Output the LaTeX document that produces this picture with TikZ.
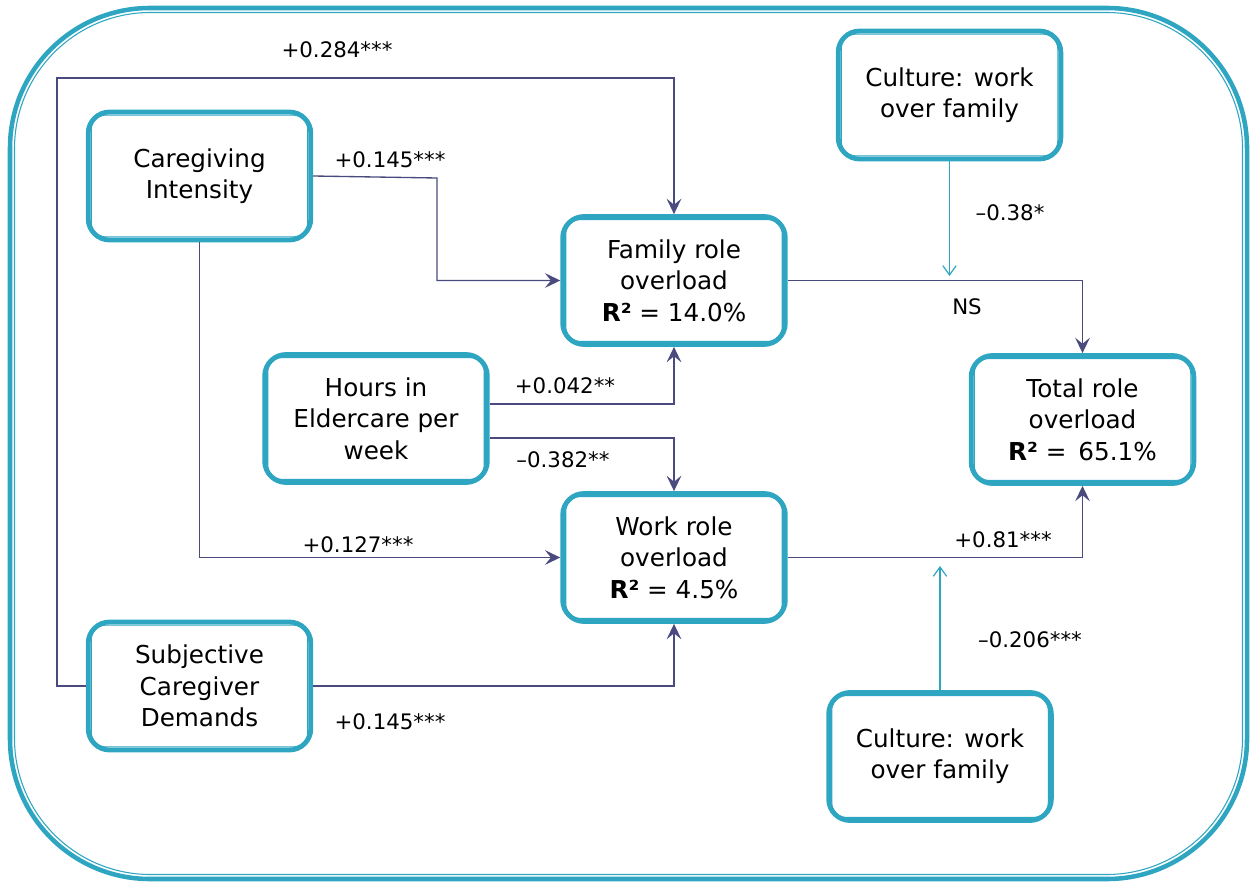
\documentclass[tikz,border=0pt]{standalone}
\usepackage{fontspec}
\setmainfont{DejaVu Sans}
\usetikzlibrary{arrows.meta}
\definecolor{tealc}{HTML}{2EA5C1}
\definecolor{linec}{HTML}{4A4A7E}
\tikzset{
  rbox/.style={draw=tealc, line width=3.6pt, rounded corners=16pt, fill=white,
    minimum width=167pt, minimum height=96pt, align=center,
    font=\fontsize{18.5}{23.5}\selectfont},
  conn/.style={draw=linec, line width=1pt, -{Stealth[length=11.5pt,width=11pt,inset=4.5pt]}},
  modc/.style={draw=tealc, line width=0.9pt, -{Straight Barb[length=7pt,width=10pt]}},
  coef/.style={font=\fontsize{16}{18}\selectfont, inner sep=1pt}
}
% double-lined rounded box: thick outer border plus thin inner border
\newcommand\rolebox[3]{%
  \node[rbox] (#1) at (#2) {#3};
  \draw[tealc, line width=0.8pt, rounded corners=11pt]
    ([shift={(4.1pt,4.1pt)}]#1.south west) rectangle ([shift={(-4.1pt,-4.1pt)}]#1.north east);
}
\begin{document}
\begin{tikzpicture}[x=0.75pt,y=-0.75pt]
\useasboundingbox (0,0) rectangle (1251,884);
% outer frame
\draw[tealc, line width=3.4pt, rounded corners=105pt] (10,8) rectangle (1247,879);
\draw[tealc, line width=0.8pt, rounded corners=102pt] (14.5,12.5) rectangle (1242.5,874.5);

% boxes
\rolebox{care}{199.5,176}{Caregiving\\Intensity}
\rolebox{fam}{674,280.5}{Family role\\overload\\\textbf{R²} = 14.0\%}
\rolebox{cul1}{949.5,95}{Culture: work\\over family}
\rolebox{hrs}{376,418.5}{Hours in\\Eldercare per\\week}
\rolebox{tot}{1082.5,419.5}{Total role\\overload\\\textbf{R²} =\ \,65.1\%}
\rolebox{work}{674,557.5}{Work role\\overload\\\textbf{R²} = 4.5\%}
\rolebox{sub}{199.5,686}{Subjective\\Caregiver\\Demands}
\rolebox{cul2}{940,756.5}{Culture: work\\over family}

% paths
\draw[conn] (sub.west) -| (57,78) -| (fam.north);
\draw[conn] (care.east) -- (437,178) |- (fam.west);
\draw[conn] (care.south) |- (work.west);
\draw[conn] ([yshift=11pt]hrs.east) -| (fam.south);
\draw[conn] ([yshift=-14.6pt]hrs.east) -| (work.north);
\draw[conn] (sub.east) -| (work.south);
\draw[conn] (fam.east) -| (tot.north);
\draw[conn] (work.east) -| (tot.south);

% moderation arrows
\coordinate (m1) at (949.5,276);
\coordinate (m2) at (940,566);
\draw[modc] (cul1.south) -- (m1);
\draw[modc] (cul2.north) -- (m2);

% coefficients
\node[coef] (l1) at (337,50) {+0.284***};
\node[coef] (l2) at (390,160) {+0.145***};
\node[coef] (l3) at (358,545) {+0.127***};
\node[coef] (l4) at (565,386) {+0.042**};
\node[coef] (l5) at (563,460) {–0.382**};
\node[coef] (l6) at (390,722) {+0.145***};
\node[coef] (l7) at (967,307) {NS};
\node[coef] (l8) at (1003,540) {+0.81***};
\node[coef] (l9) at (1010,213) {–0.38*};
\node[coef] (l10) at (1030,640) {–0.206***};
\end{tikzpicture}
\end{document}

▶ GIVEN EXERCISE: Only lines belong in the copy: transcribe those from the start of the data through the line that contains "(14.5,12.5) rectangle (1242.5,874.5);", and skip the pictures.

▶ THE SOLUTION:
Output the LaTeX document that produces this picture with TikZ.
\documentclass[tikz,border=0pt]{standalone}
\usepackage{fontspec}
\setmainfont{DejaVu Sans}
\usetikzlibrary{arrows.meta}
\definecolor{tealc}{HTML}{2EA5C1}
\definecolor{linec}{HTML}{4A4A7E}
\tikzset{
  rbox/.style={draw=tealc, line width=3.6pt, rounded corners=16pt, fill=white,
    minimum width=167pt, minimum height=96pt, align=center,
    font=\fontsize{18.5}{23.5}\selectfont},
  conn/.style={draw=linec, line width=1pt, -{Stealth[length=11.5pt,width=11pt,inset=4.5pt]}},
  modc/.style={draw=tealc, line width=0.9pt, -{Straight Barb[length=7pt,width=10pt]}},
  coef/.style={font=\fontsize{16}{18}\selectfont, inner sep=1pt}
}
% double-lined rounded box: thick outer border plus thin inner border
\newcommand\rolebox[3]{%
  \node[rbox] (#1) at (#2) {#3};
  \draw[tealc, line width=0.8pt, rounded corners=11pt]
    ([shift={(4.1pt,4.1pt)}]#1.south west) rectangle ([shift={(-4.1pt,-4.1pt)}]#1.north east);
}
\begin{document}
\begin{tikzpicture}[x=0.75pt,y=-0.75pt]
\useasboundingbox (0,0) rectangle (1251,884);
% outer frame
\draw[tealc, line width=3.4pt, rounded corners=105pt] (10,8) rectangle (1247,879);
\draw[tealc, line width=0.8pt, rounded corners=102pt] (14.5,12.5) rectangle (1242.5,874.5);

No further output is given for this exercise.